One former refugee from Moldova is quoted in the article, speaking of presidential candidate Donald Trump:  “I like his honesty, that he’s against Muslims, that he’s against refugees.”  Another said:  “We came here as immigrants in our own time.  But we can’t let crooks in.”  And another who emigrated from Kiev only thirteen years ago, said:  “I think that enough immigrants have entered this country.”

What's behind the anti-refugee, anti-immigrant sentiment expressed by these former refugees and immigrants?  A business man from South Brooklyn and former member of the State Assembly explained:  “There is a widely spread opinion in the Russian Jewish community that…all Muslims are terrorists.”  Another senior interviewed explained his anti-immigrant stance by saying that Russian immigrants are of a higher quality than those seeking to enter from other countries.[4]

It was hard for me to accept that Jews who had experienced brutal oppression in their own lifetime would be so indifferent to the suffering of others.  Their views were in direct contradiction to the words of Torah "You shall not oppress a stranger, for you know the feelings of the stranger, having yourselves been strangers in the land of Egypt."[5]   These words of Torah remind us that our past suffering should make us more sensitive to the suffering of others.  Yet those who were interviewed for this article did not recognize their connection -- their kinship -- with the refugees of today.  Their lack of compassion did not reflect the highest values of our Jewish tradition.  In consequence, they are diminished.  

Today we have an opportunity to reclaim our kinship with some of those who trace their line back to our brother Ishmael.  Our world is facing the greatest refugee crisis since the Second World War, when our Jewish people desperately sought to flee Hitler's murderous regime.  Today descendants of our lost brother Ishmael desperately flee the atrocities of Syria and other war-torn regions.  

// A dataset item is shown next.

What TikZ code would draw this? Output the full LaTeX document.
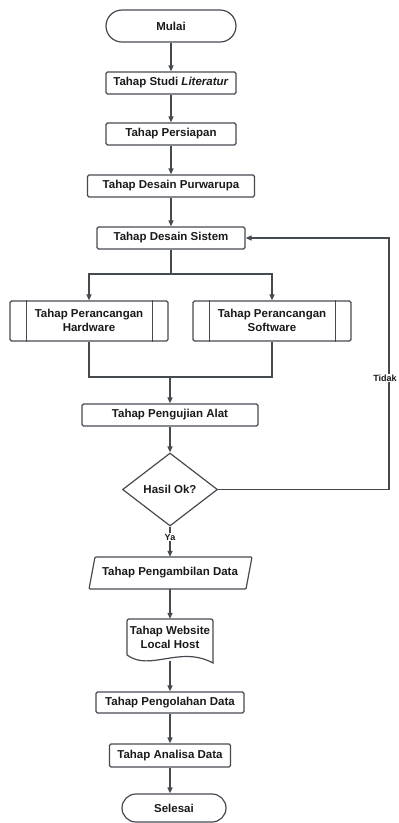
\documentclass[tikz,border=0pt]{standalone}
\usepackage{fontspec}
\setmainfont{Liberation Sans}
\usetikzlibrary{arrows.meta,shapes.geometric,calc}
\definecolor{ln}{HTML}{454950}
\definecolor{tx}{HTML}{1A1A1A}
\begin{document}
\begin{tikzpicture}[x=1pt,y=-1pt,
  every node/.style={font=\fontsize{11.5}{14}\selectfont\bfseries, text=tx},
  box/.style={draw=ln, line width=1.2pt, rounded corners=1.5pt, minimum height=22pt, inner sep=0pt, align=center},
  term/.style={draw=ln, line width=1.2pt, rounded corners=14pt, inner sep=0pt},
  arr/.style={draw=ln, line width=1.3pt, -{Triangle[length=6pt,width=5pt]}},
  lin/.style={draw=ln, line width=1.3pt},
  lab/.style={font=\fontsize{9}{10}\selectfont\bfseries, fill=white, inner sep=1pt}
]
\useasboundingbox (0,0) rectangle (399,823);
% nodes
\node[term, minimum width=130pt, minimum height=32pt, rounded corners=16pt] (mulai) at (171,26) {Mulai};
\node[box, minimum width=130pt] (studi) at (171,83) {Tahap Studi \textit{Literatur}};
\node[box, minimum width=130pt] (siap) at (171,134) {Tahap Persiapan};
\node[box, minimum width=167pt] (purwa) at (171,186) {Tahap Desain Purwarupa};
\node[box, minimum width=148pt] (sistem) at (171,238) {Tahap Desain Sistem};
\node[box, minimum width=158pt, minimum height=40pt] (hw) at (89,321) {};
\node[box, minimum width=158pt, minimum height=40pt] (sw) at (272,321) {};
\node[align=center, inner sep=0pt] (hwt) at (89,320) {Tahap Perancangan\\Hardware};
\node[align=center, inner sep=0pt] (swt) at (272,320) {Tahap Perancangan\\Software};
\draw[lin, line width=1.2pt] ([xshift=17pt]hw.north west) -- ([xshift=17pt]hw.south west);
\draw[lin, line width=1.2pt] ([xshift=-16pt]hw.north east) -- ([xshift=-16pt]hw.south east);
\draw[lin, line width=1.2pt] ([xshift=17pt]sw.north west) -- ([xshift=17pt]sw.south west);
\draw[lin, line width=1.2pt] ([xshift=-16pt]sw.north east) -- ([xshift=-16pt]sw.south east);
\node[box, minimum width=176pt] (uji) at (170,415) {Tahap Pengujian Alat};
\node[draw=ln, line width=1.2pt, diamond, aspect=1.3, minimum width=95pt, minimum height=73pt, inner sep=0pt] (dec) at (170,489.5) {Hasil Ok?};
% parallelogram
\node[minimum width=150pt, minimum height=32pt, inner sep=0pt] (ambil) at (170,573) {Tahap Pengambilan Data};
\draw[ln, line width=1.2pt, rounded corners=1pt] (95,557) -- (252,557) -- (246,589) -- (89,589) -- cycle;
% document
\node[minimum width=86pt, minimum height=36pt, inner sep=0pt, align=center] (doc) at (170,637) {Tahap Website\\Local Host};
\draw[ln, line width=1.2pt] (127,655) [rounded corners=2pt] -- (127,619) -- (213,619) [sharp corners] -- (213,663) .. controls (180,645) and (150,672) .. (127,655);
\coordinate (docbot) at (170,661);
\node[box, minimum width=148pt, minimum height=21pt] (olah) at (170,702.5) {Tahap Pengolahan Data};
\node[box, minimum width=121pt, minimum height=23pt] (anal) at (170,755.5) {Tahap Analisa Data};
\node[term, minimum width=104pt, minimum height=28pt] (selesai) at (174,808) {Selesai};
% connectors
\draw[arr] (mulai) -- (studi);
\draw[arr] (studi) -- (siap);
\draw[arr] (siap) -- (purwa);
\draw[arr] (purwa) -- (sistem);
\coordinate (split) at (171,274);
\draw[lin] (sistem) -- (split);
\draw[arr] (split) -| (hw.north);
\draw[arr] (split) -| (sw.north);
\coordinate (join) at (170,377);
\draw[lin] (hw.south) |- (join);
\draw[lin] (sw.south) |- (join);
\draw[arr] (join) -- (uji.north);
\draw[arr] (uji) -- (dec.north);
\coordinate (fb) at (389,489.5);
\draw[arr] (dec.east) -- (fb) |- (sistem.east);
\node[lab] (tidak) at (385,378) {Tidak};
\draw[arr] (dec.south) -- (dec.south |- ambil.north);
\node[lab] (ya) at (170,537) {Ya};
\draw[arr] (ambil.south) -- (ambil.south |- doc.north);
\draw[arr] (docbot) -- (olah.north);
\draw[arr] (olah.south) -- (olah.south |- anal.north);
\draw[arr] (anal.south) -- (anal.south |- selesai.north);
\end{tikzpicture}
\end{document}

Last month our Temple Board voted to participate in the Hebrew Immigrant Aid Society's "Welcoming the Stranger" campaign.  Members of our Sisterhood and congregation are actively working with other faith communities to help resettle refugee families to Westchester County.  In the time ahead there will be opportunities for more people to be involved.  You will hear more details as they become available. When we ask for your help, I hope you will respond with open hearts and willing hands.

We are diminished when we lose a brother.  But we need not remain that way forever. In this New Year we can say to our lost brother Ishmael:  "Though we have grown apart, I still recognize you as my brother. I open my hand to you, my kin.  If you hunger, I will feed you.  If you need shelter, I will find you a home.  Though others may forget, I remember.  I remember that once, long ago, we used to play together, two brothers in the tent of our father, Abraham."

Note:  After I delivered this sermon, several people asked me what happened to my brother.  I am happy to say that he left the cult within a year of making initial contact with our family.  He finished college and graduate school and started a family of his own.  It seems he has found what he was searching for.

[1] Genesis 21: 10

[2] Genesis 25: 9


[4] “The people who came from Russian and the former Soviet Union are doctors, teachers, lawyers,” Said Leonid Lvovich, 87, who emigrated from Azerbaijan in 1992. “The people who come from Latin America are lower-class workers.”